AVAILABLE DATA>
※ ※ ※
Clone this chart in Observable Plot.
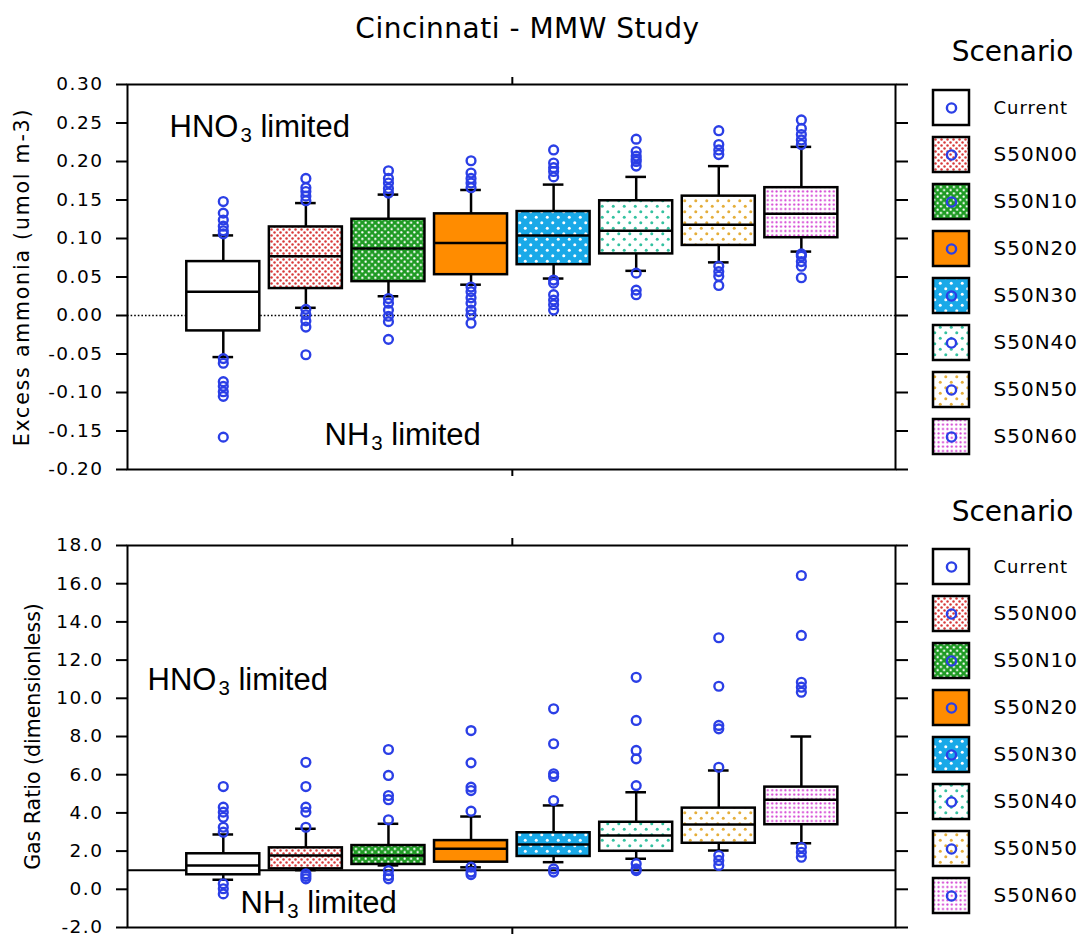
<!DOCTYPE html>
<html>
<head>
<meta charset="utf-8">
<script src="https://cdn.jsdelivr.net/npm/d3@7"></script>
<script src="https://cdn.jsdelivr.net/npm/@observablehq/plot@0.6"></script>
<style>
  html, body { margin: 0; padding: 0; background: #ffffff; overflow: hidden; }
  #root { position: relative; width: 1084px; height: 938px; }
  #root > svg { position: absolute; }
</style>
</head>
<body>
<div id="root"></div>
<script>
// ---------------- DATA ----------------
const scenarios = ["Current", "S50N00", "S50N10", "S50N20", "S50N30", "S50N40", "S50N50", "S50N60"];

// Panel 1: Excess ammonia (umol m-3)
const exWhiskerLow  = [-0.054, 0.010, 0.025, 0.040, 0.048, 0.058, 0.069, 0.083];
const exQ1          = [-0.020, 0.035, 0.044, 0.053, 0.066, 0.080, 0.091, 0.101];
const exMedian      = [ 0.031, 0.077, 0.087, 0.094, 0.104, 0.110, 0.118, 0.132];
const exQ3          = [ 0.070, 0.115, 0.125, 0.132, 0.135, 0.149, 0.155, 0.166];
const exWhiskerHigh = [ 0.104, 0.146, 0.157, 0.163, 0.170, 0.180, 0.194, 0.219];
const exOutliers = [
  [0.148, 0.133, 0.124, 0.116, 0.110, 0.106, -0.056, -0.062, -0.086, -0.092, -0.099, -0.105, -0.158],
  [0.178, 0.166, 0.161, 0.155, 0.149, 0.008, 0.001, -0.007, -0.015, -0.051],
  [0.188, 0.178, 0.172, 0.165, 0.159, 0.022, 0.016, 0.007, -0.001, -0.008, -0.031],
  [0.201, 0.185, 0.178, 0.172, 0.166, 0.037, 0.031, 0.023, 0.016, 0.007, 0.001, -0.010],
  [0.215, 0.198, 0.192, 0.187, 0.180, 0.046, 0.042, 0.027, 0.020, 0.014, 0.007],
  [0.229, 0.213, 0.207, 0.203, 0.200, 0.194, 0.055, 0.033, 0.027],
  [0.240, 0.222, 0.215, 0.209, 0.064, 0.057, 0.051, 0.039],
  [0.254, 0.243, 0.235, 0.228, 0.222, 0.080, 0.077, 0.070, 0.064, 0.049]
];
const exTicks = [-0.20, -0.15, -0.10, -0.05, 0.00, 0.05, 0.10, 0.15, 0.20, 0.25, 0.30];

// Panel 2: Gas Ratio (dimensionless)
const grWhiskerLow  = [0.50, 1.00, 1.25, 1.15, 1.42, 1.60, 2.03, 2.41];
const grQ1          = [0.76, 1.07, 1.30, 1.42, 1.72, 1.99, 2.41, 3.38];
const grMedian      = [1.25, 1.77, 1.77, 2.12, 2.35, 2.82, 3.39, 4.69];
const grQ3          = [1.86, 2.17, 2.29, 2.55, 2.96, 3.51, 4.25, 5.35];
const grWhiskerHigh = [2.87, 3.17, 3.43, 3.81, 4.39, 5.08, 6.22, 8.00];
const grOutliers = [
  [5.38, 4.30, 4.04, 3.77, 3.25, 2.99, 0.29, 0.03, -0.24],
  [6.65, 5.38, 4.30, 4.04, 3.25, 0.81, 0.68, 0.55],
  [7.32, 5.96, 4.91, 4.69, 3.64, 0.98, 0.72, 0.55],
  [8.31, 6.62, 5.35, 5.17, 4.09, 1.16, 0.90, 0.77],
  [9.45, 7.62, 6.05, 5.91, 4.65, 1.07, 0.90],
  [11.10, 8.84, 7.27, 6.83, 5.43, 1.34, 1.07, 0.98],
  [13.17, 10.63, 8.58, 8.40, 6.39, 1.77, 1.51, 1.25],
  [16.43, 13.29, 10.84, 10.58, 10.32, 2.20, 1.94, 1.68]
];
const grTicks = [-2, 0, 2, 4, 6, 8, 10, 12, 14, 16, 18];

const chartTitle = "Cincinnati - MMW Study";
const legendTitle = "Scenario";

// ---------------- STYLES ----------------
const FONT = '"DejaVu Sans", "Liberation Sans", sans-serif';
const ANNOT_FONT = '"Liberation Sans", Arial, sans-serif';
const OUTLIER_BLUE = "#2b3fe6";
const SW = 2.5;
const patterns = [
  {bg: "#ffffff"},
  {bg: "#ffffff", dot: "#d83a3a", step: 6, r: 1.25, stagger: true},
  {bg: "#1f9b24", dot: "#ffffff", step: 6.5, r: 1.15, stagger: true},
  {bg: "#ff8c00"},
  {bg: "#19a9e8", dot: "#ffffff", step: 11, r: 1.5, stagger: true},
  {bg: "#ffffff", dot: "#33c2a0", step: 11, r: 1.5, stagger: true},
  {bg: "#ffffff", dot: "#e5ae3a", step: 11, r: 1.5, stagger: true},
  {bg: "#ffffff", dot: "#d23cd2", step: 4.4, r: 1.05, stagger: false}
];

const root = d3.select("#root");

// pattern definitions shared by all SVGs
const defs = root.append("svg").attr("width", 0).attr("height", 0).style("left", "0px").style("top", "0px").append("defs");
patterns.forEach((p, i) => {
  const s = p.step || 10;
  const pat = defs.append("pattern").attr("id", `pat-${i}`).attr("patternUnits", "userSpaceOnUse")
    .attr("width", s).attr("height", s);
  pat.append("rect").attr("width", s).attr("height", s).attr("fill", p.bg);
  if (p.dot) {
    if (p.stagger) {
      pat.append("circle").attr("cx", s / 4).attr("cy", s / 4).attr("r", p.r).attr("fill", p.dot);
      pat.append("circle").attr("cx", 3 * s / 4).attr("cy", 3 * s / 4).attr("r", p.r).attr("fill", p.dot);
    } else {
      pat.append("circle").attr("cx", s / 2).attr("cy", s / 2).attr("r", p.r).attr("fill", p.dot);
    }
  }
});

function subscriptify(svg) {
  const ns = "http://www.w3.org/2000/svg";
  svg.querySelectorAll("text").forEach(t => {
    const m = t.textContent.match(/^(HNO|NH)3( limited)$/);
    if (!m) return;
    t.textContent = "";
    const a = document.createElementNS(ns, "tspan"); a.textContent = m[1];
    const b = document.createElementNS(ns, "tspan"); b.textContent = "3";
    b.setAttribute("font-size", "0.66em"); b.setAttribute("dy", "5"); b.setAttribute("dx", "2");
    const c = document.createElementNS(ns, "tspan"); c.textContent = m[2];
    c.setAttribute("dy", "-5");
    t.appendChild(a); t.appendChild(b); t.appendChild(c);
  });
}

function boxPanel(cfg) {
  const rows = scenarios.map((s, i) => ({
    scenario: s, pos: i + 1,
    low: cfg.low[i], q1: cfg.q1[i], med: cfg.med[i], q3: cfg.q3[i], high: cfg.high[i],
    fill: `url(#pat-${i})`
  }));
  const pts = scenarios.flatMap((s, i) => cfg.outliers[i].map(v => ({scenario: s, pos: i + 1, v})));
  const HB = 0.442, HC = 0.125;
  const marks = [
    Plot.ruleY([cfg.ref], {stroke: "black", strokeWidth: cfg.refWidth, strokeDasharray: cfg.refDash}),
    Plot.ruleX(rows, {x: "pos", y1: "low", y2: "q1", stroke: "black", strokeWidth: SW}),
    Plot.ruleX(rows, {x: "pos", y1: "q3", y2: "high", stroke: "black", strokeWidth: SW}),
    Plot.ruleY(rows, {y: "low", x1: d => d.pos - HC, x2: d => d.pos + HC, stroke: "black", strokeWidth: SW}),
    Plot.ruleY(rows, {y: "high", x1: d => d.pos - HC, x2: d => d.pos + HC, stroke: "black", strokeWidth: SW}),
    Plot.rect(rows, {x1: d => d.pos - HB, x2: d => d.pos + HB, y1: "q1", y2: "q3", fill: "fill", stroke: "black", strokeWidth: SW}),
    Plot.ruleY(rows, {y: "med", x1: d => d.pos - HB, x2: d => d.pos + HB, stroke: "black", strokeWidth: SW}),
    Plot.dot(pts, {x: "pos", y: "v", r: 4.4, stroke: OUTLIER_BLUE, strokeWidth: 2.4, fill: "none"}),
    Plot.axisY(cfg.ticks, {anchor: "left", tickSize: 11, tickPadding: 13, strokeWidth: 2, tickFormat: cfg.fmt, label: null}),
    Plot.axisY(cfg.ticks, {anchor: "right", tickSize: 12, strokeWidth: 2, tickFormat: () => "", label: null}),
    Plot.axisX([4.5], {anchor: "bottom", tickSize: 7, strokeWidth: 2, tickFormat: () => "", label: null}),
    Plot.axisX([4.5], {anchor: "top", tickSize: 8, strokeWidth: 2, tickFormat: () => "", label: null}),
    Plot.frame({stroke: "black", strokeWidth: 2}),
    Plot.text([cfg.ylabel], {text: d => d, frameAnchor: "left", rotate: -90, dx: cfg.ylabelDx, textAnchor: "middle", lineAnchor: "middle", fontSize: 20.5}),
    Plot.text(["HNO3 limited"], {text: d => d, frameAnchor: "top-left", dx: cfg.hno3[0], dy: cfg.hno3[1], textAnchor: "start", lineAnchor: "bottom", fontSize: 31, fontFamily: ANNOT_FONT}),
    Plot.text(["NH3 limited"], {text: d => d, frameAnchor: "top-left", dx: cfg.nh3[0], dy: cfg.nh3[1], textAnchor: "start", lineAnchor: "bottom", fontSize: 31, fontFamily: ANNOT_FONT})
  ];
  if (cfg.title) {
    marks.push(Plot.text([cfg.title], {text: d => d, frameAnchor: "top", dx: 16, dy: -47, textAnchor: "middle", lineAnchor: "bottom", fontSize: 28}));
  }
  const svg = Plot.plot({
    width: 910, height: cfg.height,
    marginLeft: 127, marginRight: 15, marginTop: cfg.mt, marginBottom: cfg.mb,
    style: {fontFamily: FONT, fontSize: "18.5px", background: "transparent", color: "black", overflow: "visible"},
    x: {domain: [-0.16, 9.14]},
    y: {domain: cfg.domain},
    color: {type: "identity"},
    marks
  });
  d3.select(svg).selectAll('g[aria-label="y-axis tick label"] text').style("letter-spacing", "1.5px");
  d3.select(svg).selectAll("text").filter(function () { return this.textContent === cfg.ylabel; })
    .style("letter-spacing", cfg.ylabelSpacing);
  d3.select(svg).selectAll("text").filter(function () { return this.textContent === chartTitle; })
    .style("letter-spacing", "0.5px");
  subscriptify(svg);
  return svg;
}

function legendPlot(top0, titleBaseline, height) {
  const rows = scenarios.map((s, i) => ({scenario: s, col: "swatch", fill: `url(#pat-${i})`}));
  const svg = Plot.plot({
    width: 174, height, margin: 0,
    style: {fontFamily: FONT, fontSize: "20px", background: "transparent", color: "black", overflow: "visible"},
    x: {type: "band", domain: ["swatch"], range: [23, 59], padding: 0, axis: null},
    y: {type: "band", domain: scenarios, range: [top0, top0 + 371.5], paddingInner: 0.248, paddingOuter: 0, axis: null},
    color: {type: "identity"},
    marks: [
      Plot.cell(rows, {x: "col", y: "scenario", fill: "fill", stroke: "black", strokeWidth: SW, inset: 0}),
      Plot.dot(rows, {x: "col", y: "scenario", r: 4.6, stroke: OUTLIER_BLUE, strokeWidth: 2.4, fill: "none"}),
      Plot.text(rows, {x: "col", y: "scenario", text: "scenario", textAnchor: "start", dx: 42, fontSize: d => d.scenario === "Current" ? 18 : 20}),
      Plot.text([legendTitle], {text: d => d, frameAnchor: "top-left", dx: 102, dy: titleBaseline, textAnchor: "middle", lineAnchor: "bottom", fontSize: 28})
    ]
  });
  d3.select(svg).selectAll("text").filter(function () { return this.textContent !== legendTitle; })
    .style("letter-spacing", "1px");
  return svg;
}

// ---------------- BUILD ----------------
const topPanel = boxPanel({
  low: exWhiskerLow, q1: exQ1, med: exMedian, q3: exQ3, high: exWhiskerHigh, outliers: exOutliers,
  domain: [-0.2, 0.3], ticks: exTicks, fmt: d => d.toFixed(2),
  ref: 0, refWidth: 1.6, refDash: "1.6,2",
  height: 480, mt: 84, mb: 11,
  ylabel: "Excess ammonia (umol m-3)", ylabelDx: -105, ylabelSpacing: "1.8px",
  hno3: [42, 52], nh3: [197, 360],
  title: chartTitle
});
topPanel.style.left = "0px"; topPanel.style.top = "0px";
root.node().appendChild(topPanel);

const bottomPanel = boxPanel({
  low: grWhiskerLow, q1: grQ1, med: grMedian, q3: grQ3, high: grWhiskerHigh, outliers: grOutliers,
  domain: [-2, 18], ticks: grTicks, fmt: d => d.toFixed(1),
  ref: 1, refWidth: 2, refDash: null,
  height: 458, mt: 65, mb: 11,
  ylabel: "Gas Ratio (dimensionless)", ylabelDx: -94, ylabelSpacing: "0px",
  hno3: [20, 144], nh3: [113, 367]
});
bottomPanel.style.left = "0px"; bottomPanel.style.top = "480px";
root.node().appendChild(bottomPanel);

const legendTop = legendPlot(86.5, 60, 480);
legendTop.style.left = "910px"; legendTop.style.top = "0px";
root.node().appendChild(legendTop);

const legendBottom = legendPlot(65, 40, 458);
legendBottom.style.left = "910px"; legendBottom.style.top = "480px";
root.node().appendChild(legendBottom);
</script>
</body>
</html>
※ ※ ※
TASK> Identify the lines above with the word "this". Copy them.

RESPONSE TO THE TASK>
Clone this chart in Observable Plot.
  d3.select(svg).selectAll("text").filter(function () { return this.textContent === cfg.ylabel; })
  d3.select(svg).selectAll("text").filter(function () { return this.textContent === chartTitle; })
  d3.select(svg).selectAll("text").filter(function () { return this.textContent !== legendTitle; })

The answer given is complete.